■ **Exercise brief**: Repeat the material exactly from its first line to the line that includes "import plotly.graph_objects as go". Skip pictures.

■ **Supplied material**:

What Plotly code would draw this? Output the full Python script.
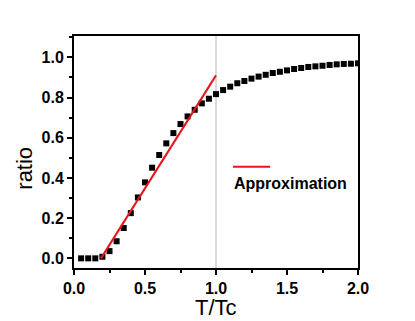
import plotly.graph_objects as go

t_over_tc = [0.05, 0.10, 0.15, 0.20, 0.25, 0.30, 0.35, 0.40, 0.45, 0.50,
             0.55, 0.60, 0.65, 0.70, 0.75, 0.80, 0.85, 0.90, 0.95, 1.00,
             1.05, 1.10, 1.15, 1.20, 1.25, 1.30, 1.35, 1.40, 1.45, 1.50,
             1.55, 1.60, 1.65, 1.70, 1.75, 1.80, 1.85, 1.90, 1.95, 2.00]
ratio = [0.0, 0.0, 0.0, 0.008, 0.036, 0.085, 0.151, 0.225, 0.303, 0.378,
         0.451, 0.514, 0.572, 0.623, 0.668, 0.706, 0.739, 0.771, 0.794, 0.817,
         0.837, 0.854, 0.871, 0.882, 0.894, 0.904, 0.913, 0.922, 0.928, 0.935,
         0.942, 0.947, 0.952, 0.955, 0.958, 0.962, 0.965, 0.967, 0.968, 0.970]
approx_x = [0.19, 1.0]
approx_y = [0.0, 0.91]
x_ticks = [0.0, 0.5, 1.0, 1.5, 2.0]
y_ticks = [0.0, 0.2, 0.4, 0.6, 0.8, 1.0]

FONT = "Arial, Liberation Sans, sans-serif"

# page has an 8px body margin; plot area targeted at x 74..358, y 36..268 in window
PW, PH = 284.0, 232.0

fig = go.Figure()
fig.add_trace(go.Scatter(x=t_over_tc, y=ratio, mode="markers",
                         marker=dict(symbol="square", size=6, color="black"),
                         showlegend=False))
fig.add_trace(go.Scatter(x=approx_x, y=approx_y, mode="lines",
                         line=dict(color="#e8141b", width=2), showlegend=False))

# vertical reference line at T/Tc = 1
fig.add_shape(type="line", xref="x", yref="paper", x0=1.0, x1=1.0, y0=0, y1=1,
              line=dict(color="#b8b8b8", width=1), layer="below")

# legend (line sample above label)
fig.add_shape(type="line", xref="paper", yref="paper",
              x0=(233 - 74) / PW, x1=(270 - 74) / PW,
              y0=(268 - 166.7) / PH, y1=(268 - 166.7) / PH,
              line=dict(color="#e8141b", width=2))
fig.add_annotation(text="<b>Approximation</b>", xref="paper", yref="paper",
                   x=(232 - 74) / PW, y=(268 - 183) / PH,
                   xanchor="left", yanchor="middle", showarrow=False,
                   font=dict(family=FONT, size=16, color="black"))

# axis titles
fig.add_annotation(text="ratio", xref="paper", yref="paper",
                   x=-(74 - 25) / PW, y=(268 - 168.7) / PH,
                   xanchor="center", yanchor="middle", textangle=-90,
                   showarrow=False, font=dict(family=FONT, size=22, color="black"))
fig.add_annotation(text="T/Tc", xref="paper", yref="paper",
                   x=0.5, y=(268 - 307.5) / PH,
                   xanchor="center", yanchor="middle", borderpad=0,
                   showarrow=False, font=dict(family=FONT, size=22, color="black"))

axis_common = dict(showline=True, linecolor="black", linewidth=2, mirror=True,
                   showgrid=False, zeroline=False, ticks="outside", ticklen=5,
                   tickwidth=1.5, tickcolor="black",
                   tickfont=dict(family=FONT, size=16, color="black", weight="bold"))

fig.update_layout(
    width=407, height=313,
    margin=dict(l=66, r=57, t=28, b=53),
    plot_bgcolor="white", paper_bgcolor="white",
    xaxis=dict(range=[0, 2.0], tickvals=x_ticks, ticktext=[f"{v:.1f}" for v in x_ticks],
               minor=dict(dtick=0.25, ticks="outside", ticklen=3, tickcolor="black", tickwidth=1.5),
               **axis_common),
    yaxis=dict(range=[-0.048, 1.106], tickvals=y_ticks, ticktext=[f"{v:.1f}" for v in y_ticks],
               minor=dict(dtick=0.1, ticks="outside", ticklen=3, tickcolor="black", tickwidth=1.5),
               **axis_common),
)

fig.write_html("out.html")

■ **Solution to this task**:
What Plotly code would draw this? Output the full Python script.
import plotly.graph_objects as go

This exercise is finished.